Week 6 Discussion Guide: Friday--The Hawthorne Project
Before you come to the class, read the web pages on when and why scholars use secondary scholarly sources. We will start the class with a peer-editing workshop in which you will read each other's papers and offer suggestions for improvement. Pay specific attention to places in the paper where the argument could be improved by some research that could solve problems created by missing evidence that other scholars might be able to supply. Remember that literary analysis, like analysis of any human product, often benefits from historical information about the values and beliefs of the people who were alive when the work was made. In particular, knowing what Hawthorne believed might be especially relevant, and his scholarly biographer would be ideally suited to reveal that information in many cases. There also are a number of other literary and historical studies of nineteenth-century New England, as well, that can answer those kinds of questions. Finally, remember the MLA Bibliography which you can consult from the library web site.

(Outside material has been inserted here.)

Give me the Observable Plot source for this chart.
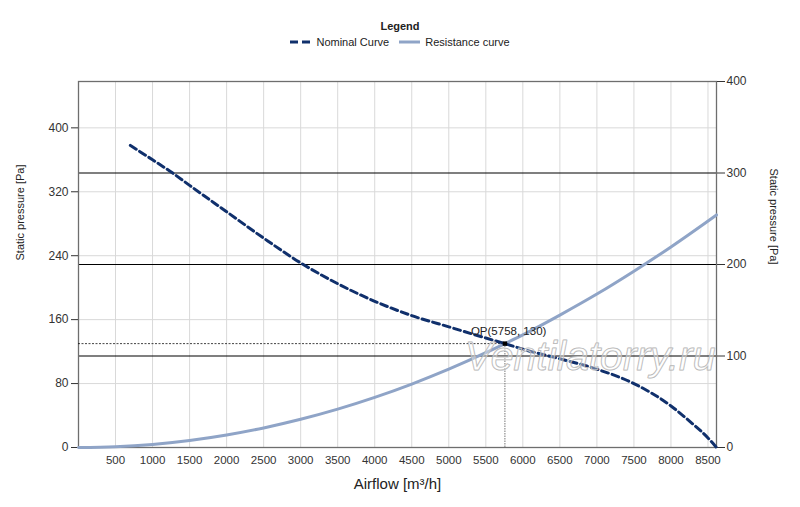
<!DOCTYPE html>
<html>
<head>
<meta charset="utf-8">
<script src="https://cdn.jsdelivr.net/npm/d3@7"></script>
<script src="https://cdn.jsdelivr.net/npm/@observablehq/plot@0.6"></script>
<style>
  html, body { margin: 0; padding: 0; background: #fff; }
  body { width: 800px; height: 507px; overflow: hidden; font-family: "Liberation Sans", Arial, sans-serif; color: #222; }
  #legend { height: 60px; position: relative; }
  #legend .title { position: absolute; top: 20px; left: 0; width: 800px; text-align: center; font-weight: bold; font-size: 11px; }
  #legend .items { position: absolute; top: 36px; left: 0; width: 800px; display: flex; justify-content: center; align-items: center; font-size: 11px; }
  #legend .item { display: flex; align-items: center; margin: 0 5px; }
  #legend svg { margin-right: 5px; }
  #chart svg { display: block; overflow: visible; }
</style>
</head>
<body>
<div id="legend">
  <div class="title">Legend</div>
  <div class="items">
    <div class="item"><svg width="21" height="6"><line x1="0" y1="3" x2="21" y2="3" stroke="#10306c" stroke-width="3" stroke-dasharray="8,4"/></svg><span>Nominal Curve</span></div>
    <div class="item"><svg width="21" height="6"><line x1="0" y1="3" x2="21" y2="3" stroke="#8fa4c7" stroke-width="3"/></svg><span>Resistance curve</span></div>
  </div>
</div>
<div id="chart"></div>
<script>
// Data
const nominalQ = [700, 1000, 1262, 1500, 2000, 2500, 3000, 3500, 4000, 4500, 5000, 5500, 5758, 6000, 6500, 7000, 7500, 8000, 8250, 8500, 8615];
const nominalP = [378, 360, 344, 328, 295, 262, 231, 205, 183, 165, 151, 137, 130, 123, 111, 98, 80, 52, 33, 12, 0];
const resistQ = [0, 500, 1000, 1500, 2000, 2500, 3000, 3500, 4000, 4500, 5000, 5500, 5758, 6000, 6500, 7000, 7500, 8000, 8615];
const resistP = [0, 1, 3.9, 8.8, 15.7, 24.5, 35.3, 48, 62.7, 79.4, 98, 118.6, 130, 141, 165.7, 192, 220.6, 251, 291];
const opQ = 5758;
const opP = 130;
const xTicks = [500, 1000, 1500, 2000, 2500, 3000, 3500, 4000, 4500, 5000, 5500, 6000, 6500, 7000, 7500, 8000, 8500];
const leftTicks = [0, 80, 160, 240, 320, 400];
const rightTicks = [0, 100, 200, 300, 400];
const xMax = 8615;
const leftMax = 458;
const rightMax = 400;

const nominal = nominalQ.map((q, i) => ({q, p: nominalP[i]}));
const resist = resistQ.map((q, i) => ({q, p: resistP[i]}));
const op = [{q: opQ, p: opP}];
const toLeft = r => r * leftMax / rightMax;
const rightInLeft = rightTicks.map(toLeft);

const font = '"Liberation Sans", Arial, sans-serif';

const chart = Plot.plot({
  width: 800,
  height: 447,
  marginLeft: 78,
  marginRight: 84,
  marginTop: 21,
  marginBottom: 60,
  style: {fontFamily: font, fontSize: "12px", color: "#333", background: "white"},
  x: {domain: [0, xMax]},
  y: {domain: [0, leftMax]},
  marks: [
    Plot.gridX(xTicks, {stroke: "#d9d9d9", strokeOpacity: 1}),
    Plot.gridY(leftTicks, {stroke: "#d9d9d9", strokeOpacity: 1}),
    Plot.ruleY(rightInLeft.filter(v => v > 0 && v < leftMax), {stroke: "#000", strokeWidth: 1.1}),
    Plot.frame({stroke: "#6e6e6e", strokeWidth: 1.3}),
    Plot.axisX(xTicks, {tickSize: 0, tickPadding: 8, fontSize: 11.5, label: null, tickFormat: d => String(d)}),
    Plot.axisY(leftTicks, {anchor: "left", tickSize: 7, tickPadding: 3, fontSize: 12, label: null, tickFormat: d => String(d)}),
    Plot.axisY(rightInLeft, {anchor: "right", tickSize: 8, tickPadding: 2, fontSize: 12, label: null, tickFormat: d => String(Math.round(d * rightMax / leftMax))}),
    Plot.ruleY(op, {y: "p", x1: 0, x2: "q", stroke: "#111", strokeWidth: 0.8, strokeDasharray: "2,1.5"}),
    Plot.ruleX(op, {x: "q", y1: 0, y2: "p", stroke: "#777", strokeWidth: 1, strokeDasharray: "1.5,1"}),
    Plot.line(resist, {x: "q", y: "p", stroke: "#8fa4c7", strokeWidth: 3, curve: "monotone-x"}),
    Plot.line(nominal, {x: "q", y: "p", stroke: "#10306c", strokeWidth: 3, strokeDasharray: "7,4", curve: "monotone-x"}),
    Plot.text(["Ventilatorry.ru"], {text: d => d, frameAnchor: "right", textAnchor: "end", dx: -1, dy: 92, fontSize: 41, fontStyle: "italic", fill: "white", fillOpacity: 0.35, stroke: "#b0b0b0", strokeWidth: 1}),
    Plot.dot(op, {x: "q", y: "p", symbol: "square", r: 2.5, fill: "#000"}),
    Plot.text(op, {x: "q", y: "p", text: d => `OP(${d.q}, ${d.p})`, textAnchor: "start", dx: -34, dy: -12, fontSize: 11.5, fill: "#222"}),
    Plot.text(["Static pressure [Pa]"], {text: d => d, frameAnchor: "left", dx: -58, dy: -4, rotate: -90, fontSize: 11, fill: "#222"}),
    Plot.text(["Static pressure [Pa]"], {text: d => d, frameAnchor: "right", dx: 57, dy: 0, rotate: 90, fontSize: 11, fill: "#222"}),
    Plot.text(["Airflow [m³/h]"], {text: d => d, frameAnchor: "bottom", dy: 41, fontSize: 15, fill: "#222"})
  ]
});
document.getElementById("chart").appendChild(chart);
</script>
</body>
</html>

I will circulate among the groups to help you solve research problems, and we will work together to locate, to evaluate, and to plan how to use secondary scholarly sources to strengthen the revised versions of the Hawthorne papers which are due tomorrow.
If you need a copy of The Scarlet Letter for some comparative analysis of Hawthorne's later use of some narrative strategy, there is an adequate one here. If you use it, see the splendidly careful notes at the bottom of the menu page about how Eric Eldred produced the digital surrogate of the 1850 Ticknor and Fields first edition, corrected against the modern Norton edition. This is the sign of scholarly attention to detail which distinguishes an expert site, though not peer-reviewed, from an amateur site.